Each map included components of their equitable, community-centered vision: a significant portion of affordable housing, with first right of purchase and rental provided to low-income Walltown residents; affordable retail, including a grocery store; accessible green space that bridges Walltown Park with the other side of Guess Road; a transportation hub for buses and bike riders; and sustainable infrastructure to reduce flooding.

For a while, the WCA members felt like they were making progress: while Northwood Ravin wasn’t particularly engaging, the city council seemed receptive to their vision and willing to advocate to the developer on their behalf. They’d also succeeded in adding Walltown to the city’s Longtime Homeowners Grant Program, which assists owners with rising property taxes.

Then, in a virtual meeting two weeks ago, Northwood Ravin announced it was abandoning its original site plan.

The new plan, as spokespeople revealed, is largely dominated by a life sciences research campus, with a few restaurants and a central one-acre green space. To the WCA members’ dismay, the map no longer includes any residential space.

“For our vision for what needs to happen there at the site, not having housing is really a nonstarter,” says Williams. “The other benefits don’t make a whole lot of sense if we’re not building them around people.”

Northwood Ravin did not reply to requests for comment for this story, but one of the firm’s attorneys, Patrick Byker, attended the Walltown gateway unveiling on Saturday. Byker told the INDY and a handful of concerned residents that including residential space in the project would be “financially unfeasible” but that the firm is planning to help the Walltown community through “job creation.”

The proposed life sciences campus would provide lots of job opportunities for residents who don’t have college degrees, he said; at places like Pfizer, people who only have high school diplomas are “pulling down really good money.” The pitch was clear: the developer’s representative was trying to convince residents that Northwood Ravin is on their side.

Residents seemed appreciative of Byker’s presence but were understandably skeptical of his motive.

It took decades for Walltown to get an official gateway. How long will it take for developers to storm through it?

Though Northwood Ravin’s new site plan is a stark repudiation of the WCA’s community-centered proposal, it may come with a silver lining.

To enact its new vision, the firm must file a rezoning request to change the property’s “commercial center” classification—which currently prohibits the construction of a life sciences research campus—to “commercial general.”

According to city council member Jillian Johnson, the rezoning case, which will go to the council for approval, will allow councilors to fight for the WCA’s proposal in a way they previously could not.

“The Walltown Community Association, doing all this planning, was a little bit ‘activistic’ at the time, because there weren’t really any actual levers for influence,” Johnson says. “But a rezoning case is completely discretionary on the part of the city council. So now there is a really strong opportunity for this community vision to have influence on this site.”

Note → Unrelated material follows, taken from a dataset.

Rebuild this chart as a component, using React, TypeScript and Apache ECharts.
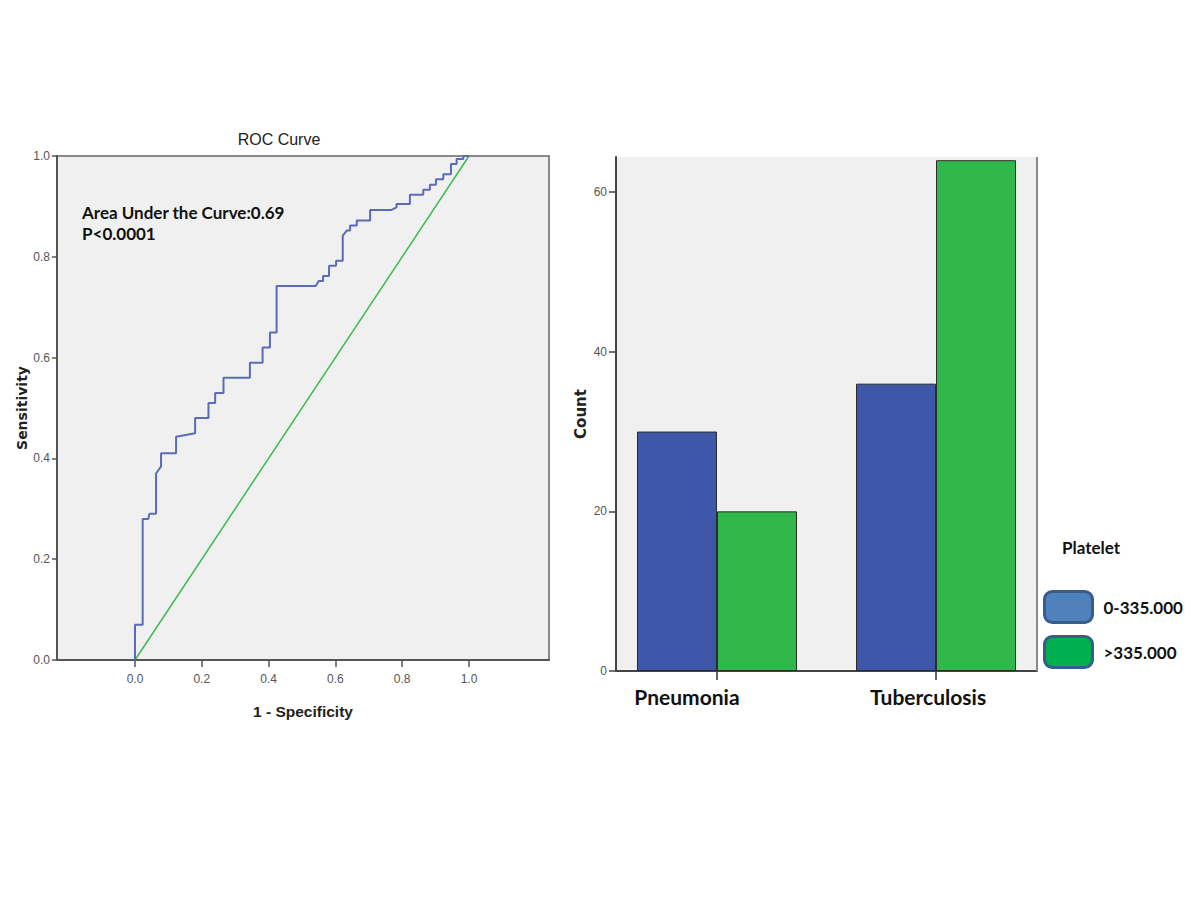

Johnson, while clarifying that she won’t make a decision about the rezoning until the public hearing—and noting that it’s illegal to deny a rezoning request based on the existence, or lack thereof, of affordable housing—says she feels “very comfortable” withholding her vote until developers “do better.”

“This is an ideal spot for some dense residential development,” Johnson says.

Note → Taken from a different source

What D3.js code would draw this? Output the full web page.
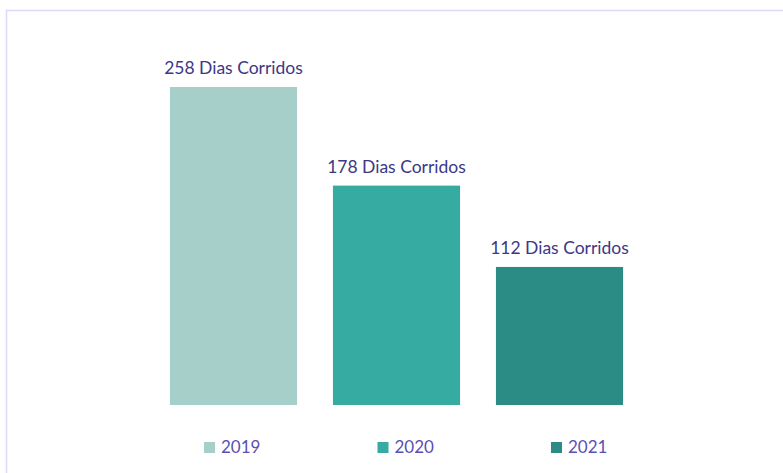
<!DOCTYPE html>
<meta charset="utf-8">
<script src="https://d3js.org/d3.v7.min.js"></script>
<style>
  body { margin: 0; background: #fff; }
  text { font-family: Lato, 'Open Sans', sans-serif; }
</style>
<body>
<div id="chart"></div>
<script>
// data
var years = ["2019", "2020", "2021"];
var days = [258, 178, 112];
var colors = ["#a6cfca", "#36aba2", "#2a8c84"];

var width = 783, height = 473;

var svg = d3.select("#chart")
  .append("svg")
    .attr("width", width)
    .attr("height", height);

// frame of the chart area
svg.append("rect")
  .attr("x", 6.5).attr("y", 10.5)
  .attr("width", 800).attr("height", 500)
  .attr("fill", "none")
  .attr("stroke", "#dcd8f6")
  .attr("stroke-width", 1.5);

var x = d3.scaleBand()
  .domain(years)
  .range([152, 641])
  .paddingInner(0.22)
  .paddingOuter(0.11);

var y = d3.scaleLinear()
  .domain([0, 258])
  .range([405, 87]);

// legend spread a little wider than the bars
var xl = d3.scalePoint()
  .domain(years)
  .range([204, 551]);

// bars
svg.selectAll("rect.bar")
  .data(years)
  .enter()
  .append("rect")
    .attr("class", "bar")
    .attr("x", function(d) { return x(d); })
    .attr("y", function(d, i) { return y(days[i]); })
    .attr("width", x.bandwidth())
    .attr("height", function(d, i) { return y(0) - y(days[i]); })
    .attr("fill", function(d, i) { return colors[i]; });

// value labels
svg.selectAll("text.lbl")
  .data(years)
  .enter()
  .append("text")
    .attr("class", "lbl")
    .attr("x", function(d) { return x(d) + x.bandwidth() / 2; })
    .attr("y", function(d, i) { return y(days[i]) - 13; })
    .attr("text-anchor", "middle")
    .style("font-size", "17.5px")
    .style("fill", "#3c3886")
    .text(function(d, i) { return days[i] + " Dias Corridos"; });

// legend
var leg = svg.selectAll("g.leg")
  .data(years)
  .enter()
  .append("g")
    .attr("class", "leg")
    .attr("transform", function(d) { return "translate(" + xl(d) + ",442)"; });

leg.append("rect")
  .attr("width", 11).attr("height", 11)
  .attr("fill", function(d, i) { return colors[i]; });

leg.append("text")
  .attr("x", 17).attr("y", 11)
  .style("font-size", "17px")
  .style("fill", "#5a4fb4")
  .text(function(d) { return d; });
</script>
</body>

Over the past few years, Northwood Ravin has been dismissive of the council’s requests to incorporate the WCA’s vision into its plans, Johnson says. And because the firm’s previous site map was within the property’s zoning code, she says, there wasn’t much the council could do to change its mind.

While advocates have pushed for the council to initiate its own rezoning, and thus ensure that the development would incorporate components of the community’s vision, Johnson says this wasn’t feasible.

“You can have a city-initiated rezoning,” Johnson says. “But once a property is in the process of being developed, that becomes legally complex and is not generally a good idea … for us to try to use the rezoning authorities—there would be a lawsuit and we would lose.”

Nate Baker, an urban planner who serves on Durham’s planning commission, says Johnson’s fear of losing a lawsuit is questionable, adding that “it’s disappointing that our leadership is so afraid of doing anything progressive.” There are plenty of ways the city could have taken action in recent years, he says. (Baker spoke with the INDY on his own behalf, and his views do not necessarily reflect those of the city’s planning commission.)

“They could have done a small area planning process on that site and then used the power of zoning to implement that,” Baker says. “We can regulate uses: what is or is not allowed on the site, the arrangement of what’s on the site, the infrastructure. Creating new city blocks that weave into the existing fabric of surrounding neighborhoods on that site, for example. [The council] had plenty of time that the neighborhood was asking for help, long before this subdivision was submitted.”

Though council members have missed opportunities to take action, they still have time, Baker says.

“Durham is at a crossroads about how we engage and empower residents around the issues of growth and development. The Northgate Mall redevelopment is an indicator, and maybe even a harbinger event, that shapes what Durham is and who we become.”

Going on Byker’s presentation at the unveiling, Northwood Ravin’s vision for the Northgate property is one that would be familiar to George Wall and Frizelle Daye, where Walltown residents work blue-collar jobs at the conglomerate across the street. Instead of investing in the WCA’s proposal, the firm is offering, at best, proximity to leadership.

Brett Chambers, a NC Central University professor who spent childhood summers at his grandmother’s house in Walltown, says that Byker’s pitch is reminiscent of empty promises he’s heard from other developers in Durham.

“They always say, ‘You’re gonna be benefited. We’ll have job creation.’ And all they’re doing is lining their pockets,” Chambers says. “I don’t want the people that are left in Walltown to only have cashier jobs and clerk jobs and janitor jobs. I don’t want the next young man to have to grow up and only have that choice.”